Presiden Putin Sebut Tidak Ada Jalan Tengah antara Negara Koloni dan Negara Merdeka, Sindir AS?
Presiden Rusia Vladimir Putin. (Wikimedia Commons/Пресс-служба Президента России)

Bagikan:

JAKARTA - Presiden Rusia Vladimir Putin menyebut tidak ada jalan tengah antara negara merdeka dan negara koloni, namun tidak menyebutkan secara jelas negara mana yang dimaksud.

"Dunia sedang berubah dan itu berubah dengan cepat. Untuk mengklaim semacam kepemimpinan, khususnya kepemimpinan global, negara mana pun, bangsa apa pun, kelompok etnis apa pun perlu memastikan kedaulatannya," ujar Presiden Putin dalam pertemuan dengan pengusaha muda Rusia, seperti melansir TASS 10 Juni.

"Alasannya adalah, tidak ada jalan tengah antara menjadi negara berdaulat dan koloni, tidak peduli apa yang Anda sebut koloni," tegas Presiden Putin.

"Jika suatu negara atau sekelompok negara tidak dapat membuat keputusan berdaulat, itu berarti sudah menjadi koloni sampai batas tertentu. Koloni secara historis tidak memiliki masa depan dan tidak memiliki peluang untuk bertahan dari pertarungan geopolitik yang sulit," terangnya.

Kendati Presiden Putin tidak menyebutkan negara tertentu, tetapi menekankan bahwa pertarungan geopolitik telah berlangsung selamanya.

Diberitakan sebelumnya, Ketua Duma Rusia menulis di saluran Telegramnya pada awal Juni lalu, kepemimpinan Amerika Serikat ingin menjadikan Ukraina koloninya, memeras semua sumber daya dari negara itu dan menggunakannya untuk melemahkan Rusia.

"AS memiliki waktu delapan tahun untuk membuat Ukraina 'demokratis, mandiri, berdaulat, dan sejahtera', ketika setelah kudeta para penasihat dan instruktur Amerika sebenarnya mengendalikan rezim Kyiv," tulisnya.

"Namun alih-alih mengembangkan negara, Ukraina, yang memiliki potensi besar , dijarah," tandas Volodin.
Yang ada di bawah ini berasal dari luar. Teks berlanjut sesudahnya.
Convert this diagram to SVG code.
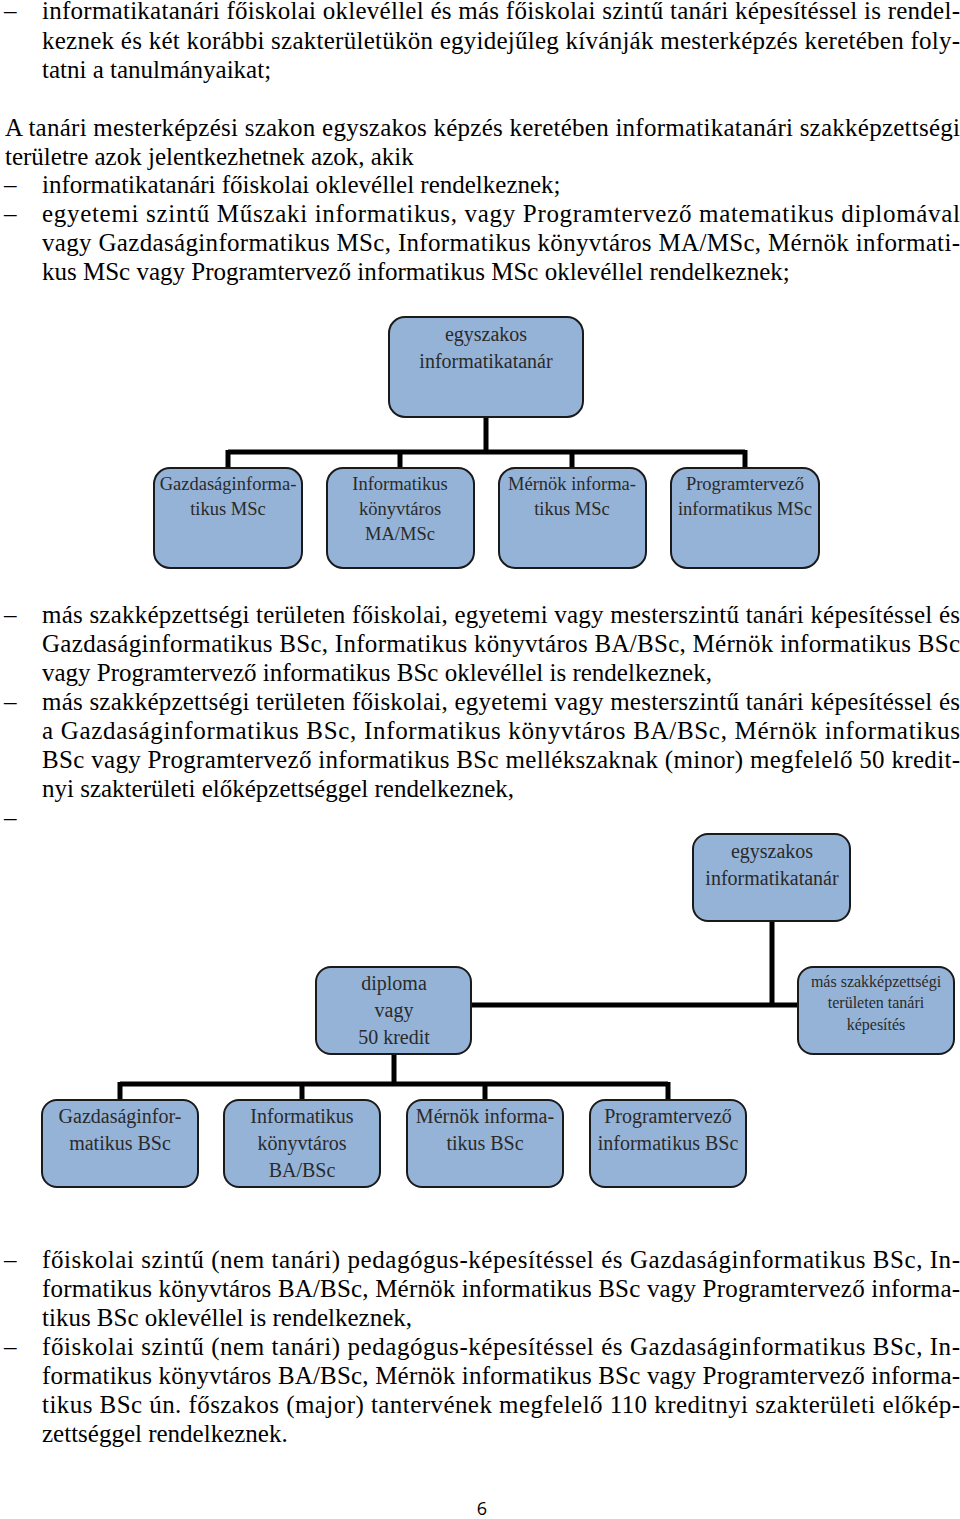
<svg xmlns="http://www.w3.org/2000/svg" width="960" height="1519" viewBox="0 0 960 1519">
<style>
.t{font-family:"Liberation Serif","Times New Roman",serif;font-size:25px;fill:#000}
.n{fill:#95b3d7;stroke:#1a1a1a;stroke-width:2}
.nt{font-family:"Liberation Serif","Times New Roman",serif;font-size:18.5px;fill:#2a2a2a;text-anchor:middle}
.nl{font-family:"Liberation Serif","Times New Roman",serif;font-size:20px;fill:#2a2a2a;text-anchor:middle}
.ns{font-family:"Liberation Serif","Times New Roman",serif;font-size:16px;fill:#2a2a2a;text-anchor:middle}
.c{stroke:#000;stroke-width:5;fill:none}
.pg{font-family:"Open Sans","DejaVu Sans",sans-serif;font-size:18px;fill:#000;text-anchor:middle}
</style>
<rect width="960" height="1519" fill="#fff"/>
<g id="body-text">
<text class="t" x="4" y="19">–</text>
<text class="t" x="42" y="19" textLength="918" lengthAdjust="spacing">informatikatanári főiskolai oklevéllel és más főiskolai szintű tanári képesítéssel is rendel-</text>
<text class="t" x="42" y="49" textLength="918" lengthAdjust="spacing">keznek és két korábbi szakterületükön egyidejűleg kívánják mesterképzés keretében foly-</text>
<text class="t" x="42" y="78">tatni a tanulmányaikat;</text>
<text class="t" x="5" y="136" textLength="955" lengthAdjust="spacing">A tanári mesterképzési szakon egyszakos képzés keretében informatikatanári szakképzettségi</text>
<text class="t" x="5" y="165">területre azok jelentkezhetnek azok, akik</text>
<text class="t" x="4" y="193">–</text>
<text class="t" x="42" y="193">informatikatanári főiskolai oklevéllel rendelkeznek;</text>
<text class="t" x="4" y="222">–</text>
<text class="t" x="42" y="222" textLength="918" lengthAdjust="spacing">egyetemi szintű Műszaki informatikus, vagy Programtervező matematikus diplomával</text>
<text class="t" x="42" y="251" textLength="918" lengthAdjust="spacing">vagy Gazdaságinformatikus MSc, Informatikus könyvtáros MA/MSc, Mérnök informati-</text>
<text class="t" x="42" y="280">kus MSc vagy Programtervező informatikus MSc oklevéllel rendelkeznek;</text>

<text class="t" x="4" y="623">–</text>
<text class="t" x="42" y="623" textLength="918" lengthAdjust="spacing">más szakképzettségi területen főiskolai, egyetemi vagy mesterszintű tanári képesítéssel és</text>
<text class="t" x="42" y="652" textLength="918" lengthAdjust="spacing">Gazdaságinformatikus BSc, Informatikus könyvtáros BA/BSc, Mérnök informatikus BSc</text>
<text class="t" x="42" y="681">vagy Programtervező informatikus BSc oklevéllel is rendelkeznek,</text>
<text class="t" x="4" y="710">–</text>
<text class="t" x="42" y="710" textLength="918" lengthAdjust="spacing">más szakképzettségi területen főiskolai, egyetemi vagy mesterszintű tanári képesítéssel és</text>
<text class="t" x="42" y="739" textLength="918" lengthAdjust="spacing">a Gazdaságinformatikus BSc, Informatikus könyvtáros BA/BSc, Mérnök informatikus</text>
<text class="t" x="42" y="768" textLength="918" lengthAdjust="spacing">BSc vagy Programtervező informatikus BSc mellékszaknak (minor) megfelelő 50 kredit-</text>
<text class="t" x="42" y="797">nyi szakterületi előképzettséggel rendelkeznek,</text>
<text class="t" x="4" y="826">–</text>

<text class="t" x="4" y="1268">–</text>
<text class="t" x="42" y="1268" textLength="918" lengthAdjust="spacing">főiskolai szintű (nem tanári) pedagógus-képesítéssel és Gazdaságinformatikus BSc, In-</text>
<text class="t" x="42" y="1297" textLength="918" lengthAdjust="spacing">formatikus könyvtáros BA/BSc, Mérnök informatikus BSc vagy Programtervező informa-</text>
<text class="t" x="42" y="1326">tikus BSc oklevéllel is rendelkeznek,</text>
<text class="t" x="4" y="1355">–</text>
<text class="t" x="42" y="1355" textLength="918" lengthAdjust="spacing">főiskolai szintű (nem tanári) pedagógus-képesítéssel és Gazdaságinformatikus BSc, In-</text>
<text class="t" x="42" y="1384" textLength="918" lengthAdjust="spacing">formatikus könyvtáros BA/BSc, Mérnök informatikus BSc vagy Programtervező informa-</text>
<text class="t" x="42" y="1413" textLength="918" lengthAdjust="spacing">tikus BSc ún. főszakos (major) tantervének megfelelő 110 kreditnyi szakterületi előkép-</text>
<text class="t" x="42" y="1442">zettséggel rendelkeznek.</text>
<text class="pg" x="482" y="1515">6</text>
</g>

<g id="connectors">
<path class="c" d="M486 417 V452 M228 452 H745 M228 450 V468 M400 450 V468 M572 450 V468 M745 450 V468"/>
<path class="c" d="M772 921 V1005 M471 1005 H798 M394 1054 V1084 M120 1084 H668 M120 1082 V1100 M302 1082 V1100 M485 1082 V1100 M668 1082 V1100"/>
</g>

<g id="d1-top">
<rect class="n" x="389" y="317" width="194" height="100" rx="16"/>
<text class="nl" x="486" y="341">egyszakos</text>
<text class="nl" x="486" y="368">informatikatanár</text>
</g>
<g id="d1-gazd">
<rect class="n" x="154" y="468" width="148" height="100" rx="16"/>
<text class="nt" x="228" y="490">Gazdaságinforma-</text>
<text class="nt" x="228" y="515">tikus MSc</text>
</g>
<g id="d1-konyv">
<rect class="n" x="327" y="468" width="147" height="100" rx="16"/>
<text class="nt" x="400" y="490">Informatikus</text>
<text class="nt" x="400" y="515">könyvtáros</text>
<text class="nt" x="400" y="540">MA/MSc</text>
</g>
<g id="d1-mernok">
<rect class="n" x="499" y="468" width="147" height="100" rx="16"/>
<text class="nt" x="572" y="490">Mérnök informa-</text>
<text class="nt" x="572" y="515">tikus MSc</text>
</g>
<g id="d1-prog">
<rect class="n" x="671" y="468" width="148" height="100" rx="16"/>
<text class="nt" x="745" y="490">Programtervező</text>
<text class="nt" x="745" y="515">informatikus MSc</text>
</g>

<g id="d2-top">
<rect class="n" x="693" y="834" width="157" height="87" rx="15"/>
<text class="nl" x="772" y="858">egyszakos</text>
<text class="nl" x="772" y="885">informatikatanár</text>
</g>
<g id="d2-diploma">
<rect class="n" x="316" y="967" width="155" height="87" rx="15"/>
<text class="nl" x="394" y="990">diploma</text>
<text class="nl" x="394" y="1017">vagy</text>
<text class="nl" x="394" y="1044">50 kredit</text>
</g>
<g id="d2-mas">
<rect class="n" x="798" y="967" width="156" height="87" rx="15"/>
<text class="ns" x="876" y="987">más szakképzettségi</text>
<text class="ns" x="876" y="1008">területen tanári</text>
<text class="ns" x="876" y="1030">képesítés</text>
</g>
<g id="d2-gazd">
<rect class="n" x="42" y="1100" width="156" height="87" rx="15"/>
<text class="nl" x="120" y="1123">Gazdaságinfor-</text>
<text class="nl" x="120" y="1150">matikus BSc</text>
</g>
<g id="d2-konyv">
<rect class="n" x="224" y="1100" width="156" height="87" rx="15"/>
<text class="nl" x="302" y="1123">Informatikus</text>
<text class="nl" x="302" y="1150">könyvtáros</text>
<text class="nl" x="302" y="1177">BA/BSc</text>
</g>
<g id="d2-mernok">
<rect class="n" x="407" y="1100" width="156" height="87" rx="15"/>
<text class="nl" x="485" y="1123">Mérnök informa-</text>
<text class="nl" x="485" y="1150">tikus BSc</text>
</g>
<g id="d2-prog">
<rect class="n" x="590" y="1100" width="156" height="87" rx="15"/>
<text class="nl" x="668" y="1123">Programtervező</text>
<text class="nl" x="668" y="1150">informatikus BSc</text>
</g>
</svg>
"Tidak, Washington tidak membutuhkan Ukraina yang merdeka. Kepemimpinan AS ingin menjadikannya koloninya. Untuk memeras semua sumber daya dari negara itu dan menggunakannya secara eksklusif untuk melemahkan Rusia," tegas Volodin.

Menurut Volodin, "seluruh dunia telah melihat apa yang telah dibawa oleh demokrasi (Amerika Serikat) di Libya, Irak, Afghanistan, Suriah dan Yugoslavia."

"Tak satu pun dari negara-negara ini, yang juga ingin dibuat Washington menjadi demokratis dan makmur, menang. Justru sebaliknya. Negara-negara yang pernah berkembang jatuh ke dalam kekacauan dan kehancuran, warganya menghadapi bencana kemanusiaan. Misalnya, di Afghanistan, selama dua puluh tahun. dari tinggal pasukan Amerika lebih dari 250.000 warga sipil tewas, penduduk menjadi miskin," kritik Volodin.